Also: new company disclosure requirements; and new rules on preventing companies collapsing
After so many high-profile corporate collapses, new rules called ISA 570 have been introduced to give more warning about an organisation’s ability to continue trading. The rules will require auditors to do more work on "going-concern" assumptions, but this in turn means that boards will have to spend longer looking at their business models and keeping their longer-term projections up-to-date and realistic.
Auditors will in future be asking to see these and interrogating them more rigorously. The new rules come into force for December 2020 year-ends, but can be applied sooner. ISA 570 does not apply to independent examinations directly, but examiners are often also expected to address going concern.
For 2019 year-ends onwards, many companies have to make more disclosures in their annual reports. The exact requirements depend on the company’s size, measured mainly by income and numbers of employees, and whether or not it is listed. Because some charities are also companies, Sorp Information Sheet 3 has been issued to explain what they need to do. Other charities may choose to follow suit voluntarily.
The three new requirements addressed so far are:
- How a company has acted to promote the success of the company: the information sheet equates success to achieving the charity’s objects.
- How directors have engaged with employees: the information sheet suggests that this should also cover volunteers.
- How directors have engaged with suppliers and customers: the information sheet widens this to other stakeholders, such as service users, beneficiaries, funders and the wider community.
The information sheet provides more guidance in each area and should be consulted for the full requirements.
Similar information sheets are likely to follow in due course. For instance, the Streamlined Energy & Carbon Reporting scheme requires organisations to report energy and carbon emissions in their annual reports.

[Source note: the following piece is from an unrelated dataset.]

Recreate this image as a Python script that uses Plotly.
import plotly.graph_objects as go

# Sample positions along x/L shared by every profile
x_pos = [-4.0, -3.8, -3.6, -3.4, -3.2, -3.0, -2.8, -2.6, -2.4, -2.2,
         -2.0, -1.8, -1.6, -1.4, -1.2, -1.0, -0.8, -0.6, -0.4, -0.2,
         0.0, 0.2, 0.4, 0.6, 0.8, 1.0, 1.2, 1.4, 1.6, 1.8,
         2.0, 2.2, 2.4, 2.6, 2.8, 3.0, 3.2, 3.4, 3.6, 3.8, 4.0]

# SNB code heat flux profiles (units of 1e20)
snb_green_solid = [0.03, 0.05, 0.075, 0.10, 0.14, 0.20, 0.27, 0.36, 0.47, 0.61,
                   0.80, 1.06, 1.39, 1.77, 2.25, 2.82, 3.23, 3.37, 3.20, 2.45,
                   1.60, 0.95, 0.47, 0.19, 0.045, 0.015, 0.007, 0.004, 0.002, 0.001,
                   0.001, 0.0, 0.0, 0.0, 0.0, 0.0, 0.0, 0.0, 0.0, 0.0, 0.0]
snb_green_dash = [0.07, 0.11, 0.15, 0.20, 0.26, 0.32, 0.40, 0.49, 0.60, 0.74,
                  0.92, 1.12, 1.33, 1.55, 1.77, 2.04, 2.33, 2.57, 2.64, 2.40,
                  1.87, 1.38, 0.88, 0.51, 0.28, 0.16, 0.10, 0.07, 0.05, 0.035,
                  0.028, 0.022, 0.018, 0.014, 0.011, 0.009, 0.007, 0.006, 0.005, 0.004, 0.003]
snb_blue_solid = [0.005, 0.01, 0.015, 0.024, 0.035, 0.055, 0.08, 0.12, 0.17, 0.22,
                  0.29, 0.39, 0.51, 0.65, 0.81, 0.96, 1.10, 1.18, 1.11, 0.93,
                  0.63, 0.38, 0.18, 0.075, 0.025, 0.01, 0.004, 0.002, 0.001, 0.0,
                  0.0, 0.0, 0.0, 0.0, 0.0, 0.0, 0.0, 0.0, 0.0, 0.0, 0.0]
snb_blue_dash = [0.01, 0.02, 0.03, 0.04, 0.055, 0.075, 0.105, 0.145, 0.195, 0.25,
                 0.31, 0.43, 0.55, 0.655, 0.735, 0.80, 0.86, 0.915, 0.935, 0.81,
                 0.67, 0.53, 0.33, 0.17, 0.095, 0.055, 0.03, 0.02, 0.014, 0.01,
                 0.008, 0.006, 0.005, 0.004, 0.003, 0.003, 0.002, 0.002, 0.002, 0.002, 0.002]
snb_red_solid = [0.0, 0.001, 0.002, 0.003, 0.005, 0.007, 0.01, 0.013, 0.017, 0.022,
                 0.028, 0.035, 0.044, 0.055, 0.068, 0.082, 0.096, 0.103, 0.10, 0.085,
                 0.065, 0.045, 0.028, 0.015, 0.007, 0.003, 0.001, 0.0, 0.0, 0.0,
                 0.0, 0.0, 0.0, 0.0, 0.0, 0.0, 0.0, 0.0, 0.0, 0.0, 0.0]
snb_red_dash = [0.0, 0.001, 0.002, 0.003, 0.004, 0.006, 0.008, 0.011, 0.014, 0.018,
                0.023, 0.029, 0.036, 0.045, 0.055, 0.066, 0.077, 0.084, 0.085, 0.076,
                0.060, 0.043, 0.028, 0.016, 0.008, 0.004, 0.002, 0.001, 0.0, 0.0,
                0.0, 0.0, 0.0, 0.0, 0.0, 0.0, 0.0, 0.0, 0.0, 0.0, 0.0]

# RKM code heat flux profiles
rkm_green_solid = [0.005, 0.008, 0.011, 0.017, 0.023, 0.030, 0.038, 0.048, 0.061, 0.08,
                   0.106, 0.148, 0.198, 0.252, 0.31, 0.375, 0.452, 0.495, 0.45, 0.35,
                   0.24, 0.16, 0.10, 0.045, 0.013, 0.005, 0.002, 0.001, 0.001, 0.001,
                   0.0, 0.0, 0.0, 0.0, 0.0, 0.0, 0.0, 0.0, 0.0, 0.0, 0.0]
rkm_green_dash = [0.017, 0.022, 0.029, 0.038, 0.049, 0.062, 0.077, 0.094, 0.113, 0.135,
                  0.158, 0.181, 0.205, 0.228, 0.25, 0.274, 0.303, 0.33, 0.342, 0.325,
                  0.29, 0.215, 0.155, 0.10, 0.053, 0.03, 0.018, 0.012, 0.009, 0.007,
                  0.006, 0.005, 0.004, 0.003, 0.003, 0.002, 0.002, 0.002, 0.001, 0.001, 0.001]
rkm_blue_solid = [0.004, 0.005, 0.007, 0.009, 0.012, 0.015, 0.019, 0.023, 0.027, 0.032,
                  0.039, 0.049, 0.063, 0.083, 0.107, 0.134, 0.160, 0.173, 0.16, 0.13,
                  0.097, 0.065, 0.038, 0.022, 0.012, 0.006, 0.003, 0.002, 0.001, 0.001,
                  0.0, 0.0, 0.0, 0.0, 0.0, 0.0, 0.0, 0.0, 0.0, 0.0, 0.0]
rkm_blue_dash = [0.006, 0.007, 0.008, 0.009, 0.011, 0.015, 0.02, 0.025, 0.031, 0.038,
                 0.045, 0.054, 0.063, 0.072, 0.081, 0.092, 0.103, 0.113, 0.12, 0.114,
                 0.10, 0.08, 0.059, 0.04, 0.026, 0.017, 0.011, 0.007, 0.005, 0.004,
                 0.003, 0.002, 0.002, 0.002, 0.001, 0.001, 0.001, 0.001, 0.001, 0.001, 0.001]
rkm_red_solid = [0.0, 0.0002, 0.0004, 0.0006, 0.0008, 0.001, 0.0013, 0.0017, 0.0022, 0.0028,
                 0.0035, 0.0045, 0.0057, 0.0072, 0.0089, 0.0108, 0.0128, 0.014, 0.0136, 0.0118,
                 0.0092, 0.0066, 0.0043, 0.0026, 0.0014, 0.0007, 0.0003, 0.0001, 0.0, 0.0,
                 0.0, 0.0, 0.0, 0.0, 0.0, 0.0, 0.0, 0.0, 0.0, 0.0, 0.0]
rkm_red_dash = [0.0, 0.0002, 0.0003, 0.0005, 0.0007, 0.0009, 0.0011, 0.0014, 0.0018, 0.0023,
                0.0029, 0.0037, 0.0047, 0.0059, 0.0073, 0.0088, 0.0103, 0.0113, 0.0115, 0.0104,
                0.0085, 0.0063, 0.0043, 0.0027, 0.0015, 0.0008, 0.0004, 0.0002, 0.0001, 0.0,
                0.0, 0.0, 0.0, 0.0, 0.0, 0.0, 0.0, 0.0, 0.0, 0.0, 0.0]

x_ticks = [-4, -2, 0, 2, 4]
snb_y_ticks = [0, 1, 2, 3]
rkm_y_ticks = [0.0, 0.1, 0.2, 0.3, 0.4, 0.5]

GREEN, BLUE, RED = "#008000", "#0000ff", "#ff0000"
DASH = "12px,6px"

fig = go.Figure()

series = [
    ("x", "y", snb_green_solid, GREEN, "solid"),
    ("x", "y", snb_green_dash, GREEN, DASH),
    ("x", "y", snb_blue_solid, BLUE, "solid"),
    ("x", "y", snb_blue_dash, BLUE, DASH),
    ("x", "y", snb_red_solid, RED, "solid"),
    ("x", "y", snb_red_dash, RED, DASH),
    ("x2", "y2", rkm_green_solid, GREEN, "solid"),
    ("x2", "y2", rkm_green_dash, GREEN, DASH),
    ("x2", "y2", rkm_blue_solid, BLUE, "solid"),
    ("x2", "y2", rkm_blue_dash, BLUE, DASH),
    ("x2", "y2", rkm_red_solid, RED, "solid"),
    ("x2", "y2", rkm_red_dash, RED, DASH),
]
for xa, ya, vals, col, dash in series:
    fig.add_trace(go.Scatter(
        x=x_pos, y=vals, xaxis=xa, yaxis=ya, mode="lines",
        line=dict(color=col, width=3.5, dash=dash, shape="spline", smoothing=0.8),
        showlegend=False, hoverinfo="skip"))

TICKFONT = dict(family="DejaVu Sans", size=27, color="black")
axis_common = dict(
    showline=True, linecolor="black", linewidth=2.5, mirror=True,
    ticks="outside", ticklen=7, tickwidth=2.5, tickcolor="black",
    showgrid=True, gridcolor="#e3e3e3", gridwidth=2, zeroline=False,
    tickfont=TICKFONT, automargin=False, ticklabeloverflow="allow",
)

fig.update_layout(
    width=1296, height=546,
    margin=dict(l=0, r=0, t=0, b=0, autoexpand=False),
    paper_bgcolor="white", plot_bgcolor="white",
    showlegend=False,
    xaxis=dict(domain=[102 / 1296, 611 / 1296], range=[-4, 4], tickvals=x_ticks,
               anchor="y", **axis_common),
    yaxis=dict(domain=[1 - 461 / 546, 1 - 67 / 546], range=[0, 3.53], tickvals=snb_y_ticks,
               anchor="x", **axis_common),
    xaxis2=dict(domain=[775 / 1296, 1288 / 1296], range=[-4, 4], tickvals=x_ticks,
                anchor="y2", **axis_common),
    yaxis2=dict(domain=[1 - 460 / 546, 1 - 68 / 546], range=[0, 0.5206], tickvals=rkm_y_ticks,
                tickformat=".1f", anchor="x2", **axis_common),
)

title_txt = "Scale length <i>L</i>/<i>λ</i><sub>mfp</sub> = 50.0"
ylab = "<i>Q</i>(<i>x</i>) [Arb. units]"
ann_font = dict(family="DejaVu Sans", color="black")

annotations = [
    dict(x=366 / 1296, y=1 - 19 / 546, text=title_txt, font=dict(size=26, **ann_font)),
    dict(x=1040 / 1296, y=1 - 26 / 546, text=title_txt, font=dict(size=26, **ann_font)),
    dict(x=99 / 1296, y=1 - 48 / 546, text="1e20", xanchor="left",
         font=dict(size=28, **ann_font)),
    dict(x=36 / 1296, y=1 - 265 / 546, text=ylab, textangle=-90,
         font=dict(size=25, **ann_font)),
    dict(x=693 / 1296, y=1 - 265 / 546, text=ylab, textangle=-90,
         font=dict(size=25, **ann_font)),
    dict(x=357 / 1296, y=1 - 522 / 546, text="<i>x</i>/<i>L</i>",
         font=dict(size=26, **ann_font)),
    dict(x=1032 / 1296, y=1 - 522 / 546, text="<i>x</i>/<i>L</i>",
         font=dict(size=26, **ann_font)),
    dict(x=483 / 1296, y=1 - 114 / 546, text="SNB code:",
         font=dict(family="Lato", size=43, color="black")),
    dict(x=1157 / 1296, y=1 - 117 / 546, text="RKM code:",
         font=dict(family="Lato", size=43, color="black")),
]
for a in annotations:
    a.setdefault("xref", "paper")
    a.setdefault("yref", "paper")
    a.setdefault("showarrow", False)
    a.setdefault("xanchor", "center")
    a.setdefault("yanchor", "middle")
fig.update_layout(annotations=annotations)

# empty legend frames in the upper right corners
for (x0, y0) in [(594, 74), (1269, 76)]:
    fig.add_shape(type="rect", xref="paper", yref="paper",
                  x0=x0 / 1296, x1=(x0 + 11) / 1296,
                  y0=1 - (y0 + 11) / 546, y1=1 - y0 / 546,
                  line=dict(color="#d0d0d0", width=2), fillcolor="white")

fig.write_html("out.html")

Official guidelines say that businesses are required to comment on any energy efficiency projects and provide a narrative description of the principal measures taken to increase energy efficiency during the relevant financial year.
Fraud in the charity sector
The Charity Commission, along with the Fraud Advisory Panel, has updated its study on fraud in the sector, originally published 10 years ago. Although there are encouraging signs that the sector is more geared up to the risk, the findings are still sobering. More than two-thirds of charities (69 per cent) think fraud is major risk to the charity sector, and insider fraud is recognised as one of the biggest threats.

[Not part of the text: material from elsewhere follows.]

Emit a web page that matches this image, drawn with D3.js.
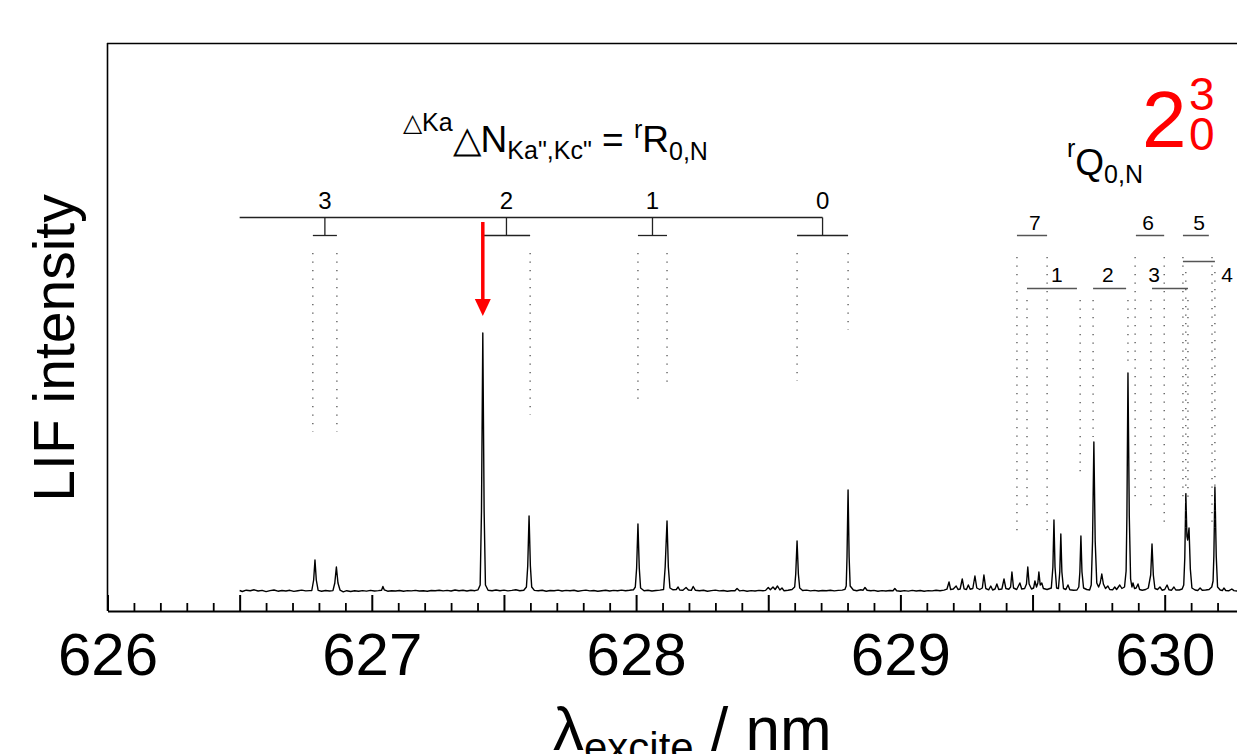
<!DOCTYPE html>
<html><head><meta charset="utf-8">
<script src="https://cdn.jsdelivr.net/npm/d3@7"></script>
<style>
body{margin:0;background:#fff}
svg{display:block}
text{font-family:"Liberation Sans", Arial, Helvetica, sans-serif}
</style>
</head><body>
<svg id="c" width="1237" height="754"></svg>
<script>
// ---------------- data ----------------
const xTickLabels = [626, 627, 628, 629, 630];
const xDomain = [626, 630.5];
// LIF spectrum: [wavelength nm, intensity (arb.)]
const spectrum = [
[626.500,0.5],[626.510,-0.5],[626.525,0.8],[626.540,0.2],[626.555,1.2],[626.570,0.0],[626.585,0.6],[626.600,-0.6],
[626.615,0.4],[626.630,1.0],[626.645,-0.2],[626.660,0.5],[626.675,0.0],[626.690,0.7],[626.705,-0.4],[626.720,0.3],
[626.735,0.9],[626.750,0.1],[626.765,0.4],[626.773,0.5],[626.780,11],[626.785,31],[626.790,11],[626.797,0.6],
[626.810,-0.2],[626.825,0.5],[626.840,0.0],[626.853,0.4],[626.860,8],[626.866,24],[626.872,8],[626.880,0.8],
[626.892,-0.8],[626.905,0.3],[626.920,-0.5],[626.935,0.2],[626.950,-0.3],[626.965,0.4],[626.980,-0.1],[626.995,0.6],
[627.010,0.0],[627.025,0.4],[627.037,0.8],[627.042,4.5],[627.047,1.2],[627.060,-0.2],[627.075,0.3],[627.090,0.0],
[627.105,0.5],[627.120,-0.3],[627.135,0.4],[627.150,0.1],[627.165,0.6],[627.180,0.0],[627.195,0.3],[627.210,-0.2],
[627.225,0.5],[627.240,0.2],[627.255,0.8],[627.270,0.1],[627.285,0.6],[627.300,0.0],[627.315,1.0],[627.330,0.2],
[627.345,0.7],[627.360,0.0],[627.375,0.8],[627.390,0.3],[627.402,1.2],[627.410,6],[627.415,80],[627.420,258],
[627.425,80],[627.430,6],[627.440,0.8],[627.455,0.2],[627.470,1.0],[627.485,0.3],[627.500,0.9],[627.515,0.1],
[627.530,0.6],[627.545,1.2],[627.560,0.3],[627.575,0.8],[627.585,4],[627.590,25],[627.595,75],[627.600,25],
[627.605,4],[627.615,0.6],[627.630,0.2],[627.645,0.8],[627.660,-0.2],[627.675,0.5],[627.690,0.2],[627.705,0.9],
[627.720,0.0],[627.735,0.6],[627.750,0.3],[627.765,0.7],[627.780,-0.3],[627.795,0.4],[627.810,0.9],[627.825,0.1],
[627.840,0.5],[627.855,-0.2],[627.870,0.3],[627.885,0.8],[627.900,0.0],[627.915,0.6],[627.930,0.2],[627.945,0.9],
[627.960,0.3],[627.975,0.7],[627.990,1.2],[627.997,4],[628.002,23],[628.007,67],[628.012,23],[628.017,3],
[628.030,0.3],[628.045,0.8],[628.060,0.0],[628.075,0.5],[628.090,0.9],[628.104,1.5],[628.110,24],[628.117,70],
[628.122,24],[628.128,3],[628.140,1.2],[628.152,1.5],[628.159,4],[628.165,1.0],[628.177,0.8],[628.189,3.5],
[628.198,1.0],[628.209,0.6],[628.216,4.5],[628.224,0.8],[628.240,0.2],[628.255,0.7],[628.270,-0.2],[628.285,0.4],
[628.300,0.9],[628.315,0.1],[628.330,0.5],[628.345,-0.3],[628.360,0.3],[628.374,0.2],[628.382,2.5],[628.392,0.1],
[628.405,0.6],[628.420,-0.2],[628.435,0.4],[628.450,0.0],[628.465,0.6],[628.480,0.3],[628.490,0.6],[628.500,3.5],
[628.508,1.2],[628.518,4.0],[628.526,1.5],[628.535,5.0],[628.544,1.0],[628.552,3.0],[628.560,0.2],[628.575,0.8],
[628.590,1.5],[628.600,4],[628.604,17],[628.609,50],[628.614,17],[628.619,3],[628.630,0.5],[628.645,0.9],
[628.660,0.1],[628.675,0.6],[628.690,0.0],[628.705,0.5],[628.720,0.2],[628.735,0.8],[628.750,0.1],[628.765,0.6],
[628.780,0.9],[628.790,1.6],[628.795,5],[628.798,34],[628.802,101],[628.806,34],[628.810,5],[628.822,1.0],
[628.835,0.3],[628.850,1.2],[628.859,0.8],[628.866,3.5],[628.874,0.8],[628.888,0.2],[628.900,0.6],[628.915,-0.3],
[628.930,0.4],[628.945,0.0],[628.960,0.5],[628.972,0.2],[628.979,2.5],[628.986,0.3],[629.000,-0.3],[629.015,0.4],
[629.030,-0.1],[629.045,0.6],[629.060,0.0],[629.075,0.5],[629.090,-0.2],[629.105,0.4],[629.120,0.1],[629.135,0.7],
[629.150,0.3],[629.165,0.9],[629.176,1.8],[629.184,9],[629.190,1.5],[629.200,2.0],[629.211,5],[629.218,1.5],
[629.226,2.0],[629.234,12],[629.241,2.2],[629.250,1.5],[629.257,6],[629.264,1.8],[629.274,2.5],[629.282,15],
[629.289,3.0],[629.300,1.5],[629.310,3.0],[629.316,16],[629.323,2.5],[629.334,1.2],[629.342,5],[629.349,1.0],
[629.358,2.0],[629.365,7],[629.372,1.5],[629.384,2.0],[629.392,12],[629.399,2.5],[629.410,1.8],[629.417,4],
[629.422,19],[629.428,3],[629.440,1.5],[629.452,8],[629.459,2.0],[629.470,2.5],[629.477,7],[629.482,24],
[629.487,7],[629.496,2.0],[629.504,3.0],[629.509,10],[629.515,4],[629.520,8],[629.524,19],[629.529,6],
[629.535,8],[629.541,2.5],[629.555,1.5],[629.571,3],[629.577,24],[629.581,71],[629.585,24],[629.591,3],
[629.598,2.5],[629.603,19],[629.607,57],[629.611,19],[629.617,2.5],[629.626,1.5],[629.634,6],[629.641,1.2],
[629.655,0.8],[629.668,1.0],[629.675,4],[629.679,19],[629.683,55],[629.687,19],[629.693,3],[629.705,1.5],
[629.716,1.0],[629.722,6],[629.727,50],[629.732,149],[629.737,50],[629.743,8],[629.750,4],[629.756,8],
[629.762,17],[629.768,7],[629.776,2.5],[629.785,5],[629.792,1.5],[629.803,1.2],[629.811,4],[629.818,1.5],
[629.830,6],[629.838,2.5],[629.848,4],[629.854,20],[629.857,75],[629.861,218],[629.866,75],[629.871,12],
[629.876,4],[629.880,8],[629.886,2.5],[629.892,3],[629.899,7],[629.905,1.5],[629.915,0.8],[629.928,1.5],
[629.938,3],[629.947,16],[629.952,47],[629.957,16],[629.963,2.5],[629.973,1.5],[629.982,4],[629.990,0.8],
[630.000,1.5],[630.009,6],[630.016,1.2],[630.026,0.8],[630.035,4],[630.042,1.0],[630.055,1.0],[630.066,2.0],
[630.072,6],[630.076,33],[630.080,97],[630.084,55],[630.087,51],[630.092,63],[630.097,22],[630.103,3],
[630.115,1.0],[630.125,0.5],[630.134,3],[630.142,0.8],[630.155,1.0],[630.168,1.5],[630.178,4],[630.183,10],
[630.186,35],[630.190,104],[630.195,35],[630.200,4],[630.210,1.0],[630.218,0.5],[630.224,3],[630.231,0.5],
[630.242,0.2],[630.254,2],[630.262,0.4],[630.275,0.0]
];

// rR(0,N) branch comb
const rLabels = ["3", "2", "1", "0"];
const rPairs = [[626.777, 626.868], [627.420, 627.599], [628.007, 628.117], [628.609, 628.802]];
const rDotEnds = [[159, 159], [null, 176], [185, 202], [210, 261]];
const rCombStart = 626.5;

// rQ(0,N) branch assignments
const qLabels = ["7", "1", "2", "6", "3", "5", "4"];
const qPairs = [[629.441, 629.555], [629.479, 629.668], [629.729, 629.854], [629.891, 629.998],
                [629.952, 630.088], [630.069, 630.167], [630.069, 630.190]];
const qDots = [[629.441, 629.555], [629.479, 629.680], [629.729, 629.861], [629.888, 629.998],
               [629.948, 630.088], [630.069, 630.179], [630.080, 630.190]];
const qDotEnds = [[54, 54], [81, 119], [154, 224], [94, 67], [85, 91], [91, 63], [48, 63]];
const qLabelAt = [629.509, 629.592, 629.785, 629.937, 629.960, 630.130, 630.236];
const qTier = [0, 2, 2, 0, 2, 0, 1];

const arrowAt = 627.420;

// ---------------- drawing ----------------
const svg = d3.select("#c");
svg.append("rect").attr("width", 1237).attr("height", 754).attr("fill", "#fff");

const x = d3.scaleLinear().domain(xDomain).range([107.5, 107.5 + 4.5 * 264.3]);
const y = d3.scaleLinear().domain([0, 258]).range([591, 333]);

// frame
svg.append("line").attr("x1", 107.5).attr("x2", 107.5).attr("y1", 43).attr("y2", 611)
  .attr("stroke", "#000").attr("stroke-width", 1.6);
svg.append("line").attr("x1", 107).attr("x2", x(xDomain[1])).attr("y1", 43.5).attr("y2", 43.5)
  .attr("stroke", "#000").attr("stroke-width", 1.6);

// axes
const majors = d3.range(0, 10).map(i => 626 + i * 0.5);
const minors = d3.range(0, 46).map(i => 626 + i / 10).filter(v => Math.abs(v * 2 - Math.round(v * 2)) > 1e-6);

const gMinor = svg.append("g").attr("transform", "translate(0,611)")
  .call(d3.axisBottom(x).tickValues(minors).tickSize(-8).tickSizeOuter(0).tickFormat(""));
gMinor.select(".domain").remove();
gMinor.selectAll(".tick line").attr("stroke", "#000").attr("stroke-width", 1.8);

const gMajor = svg.append("g").attr("transform", "translate(0,611)")
  .call(d3.axisBottom(x).tickValues(majors).tickSize(-16).tickSizeOuter(0).tickPadding(21)
    .tickFormat(d => xTickLabels.includes(d) ? String(d) : ""));
gMajor.select(".domain").attr("stroke", "#000").attr("stroke-width", 2.2);
gMajor.selectAll(".tick line").attr("stroke", "#000").attr("stroke-width", 2);
gMajor.selectAll(".tick text").attr("font-size", 60).attr("fill", "#000")
  .attr("font-family", "'Liberation Sans', Arial, sans-serif");

// axis titles
svg.append("text").attr("transform", "translate(74,348) rotate(-90)")
  .attr("text-anchor", "middle").attr("font-size", 57).text("LIF intensity");

const xt = svg.append("text").attr("x", 553).attr("y", 750).attr("font-size", 62);
xt.append("tspan").text("λ");
xt.append("tspan").attr("font-size", 42).attr("dy", 12).text("excite");
xt.append("tspan").attr("dy", -12).text(" / nm");

// spectrum
svg.append("path").datum(spectrum)
  .attr("d", d3.line().x(d => x(d[0])).y(d => y(d[1])))
  .attr("fill", "none").attr("stroke", "#000").attr("stroke-width", 1.4).attr("stroke-linejoin", "round");

// dotted guide helper
function dotted(wl, yTop, endI) {
  svg.append("line").attr("x1", x(wl)).attr("x2", x(wl)).attr("y1", yTop).attr("y2", y(endI))
    .attr("stroke", "#333").attr("stroke-width", 1.1).attr("stroke-dasharray", "1.2,7.3");
}

// R comb
const combY = 217.5, footY = 235.5;
const mids = rPairs.map(p => (p[0] + p[1]) / 2);
svg.append("line").attr("x1", x(rCombStart)).attr("x2", x(mids[mids.length - 1]))
  .attr("y1", combY).attr("y2", combY).attr("stroke", "#222").attr("stroke-width", 1.3);
rPairs.forEach((p, i) => {
  const m = x(mids[i]);
  svg.append("line").attr("x1", m).attr("x2", m).attr("y1", combY).attr("y2", footY)
    .attr("stroke", "#222").attr("stroke-width", 1.3);
  svg.append("line").attr("x1", x(p[0])).attr("x2", x(p[1])).attr("y1", footY).attr("y2", footY)
    .attr("stroke", "#222").attr("stroke-width", 1.3);
  svg.append("text").attr("x", m).attr("y", 209).attr("text-anchor", "middle")
    .attr("font-size", 24).text(rLabels[i]);
  p.forEach((wl, j) => { if (rDotEnds[i][j] != null) dotted(wl, 253, rDotEnds[i][j]); });
});

// Q assignments
const tierY = [235.5, 261.5, 288.5];
const tierLabelY = [230, 282, 282];
const tierDotTop = [257, 272, 300];
qPairs.forEach((p, i) => {
  const t = qTier[i];
  svg.append("line").attr("x1", x(p[0])).attr("x2", x(p[1])).attr("y1", tierY[t]).attr("y2", tierY[t])
    .attr("stroke", "#555").attr("stroke-width", 1.5);
  svg.append("text").attr("x", x(qLabelAt[i])).attr("y", tierLabelY[t]).attr("text-anchor", "middle")
    .attr("font-size", 21).text(qLabels[i]);
  qDots[i].forEach((wl, j) => dotted(wl, tierDotTop[t], qDotEnds[i][j]));
});

// red arrow
const ax = x(arrowAt);
svg.append("line").attr("x1", ax).attr("x2", ax).attr("y1", 222).attr("y2", 302)
  .attr("stroke", "#ff0000").attr("stroke-width", 3.5);
svg.append("path").attr("d", `M${ax - 8},299 L${ax + 8},299 L${ax},316 Z`).attr("fill", "#ff0000");

// branch titles
const t1 = svg.append("text").attr("x", 403).attr("y", 131).attr("font-size", 25);
t1.append("tspan").text("△Ka");
t1.append("tspan").attr("font-size", 37).attr("dy", 21).text("△N");
t1.append("tspan").attr("font-size", 25).attr("dy", 7).text("Ka\",Kc\"");
t1.append("tspan").attr("font-size", 37).attr("dy", -7).text(" = ");
t1.append("tspan").attr("font-size", 25).attr("dy", -14).text("r");
t1.append("tspan").attr("font-size", 37).attr("dy", 14).text("R");
t1.append("tspan").attr("font-size", 25).attr("dy", 8).text("0,N");

const t2 = svg.append("text").attr("x", 1067).attr("y", 157).attr("font-size", 25);
t2.append("tspan").text("r");
t2.append("tspan").attr("font-size", 37).attr("dy", 18).text("Q");
t2.append("tspan").attr("font-size", 25).attr("dy", 8).text("0,N");

// vibronic band label
svg.append("text").attr("x", 1142).attr("y", 147).attr("font-size", 80).attr("fill", "#ff0000").text("2");
svg.append("text").attr("x", 1189).attr("y", 110).attr("font-size", 46).attr("fill", "#ff0000").text("3");
svg.append("text").attr("x", 1189).attr("y", 150).attr("font-size", 46).attr("fill", "#ff0000").text("0");
</script>
</body></html>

But the findings show that charities are not always recognising how vulnerable they are and are not consistently putting basic checks and balances in place. More than a third think their organisation is not vulnerable to any of the most common types of charity fraud, 53 per cent of charities affected by fraud in the past two years knew the perpetrator and 85 per cent of charities think they are doing everything they can to prevent fraud, but almost half don’t have any good-practice protections in place
The continuing gap between awareness and practical action poses a threat to charities’ valuable funds and to public trust and confidence in the sector.
A similar threat exists in a general undervaluing of charities as a whole. Another recent report from the Charity Commission warns of the danger of public perception failing to differentiate between charity, public and private sector provision. It concludes: "The question for the charitable sector is how best to maximise its value and the broader contribution it can make to society while safeguarding what has made charity a cherished part of our national life in the first place."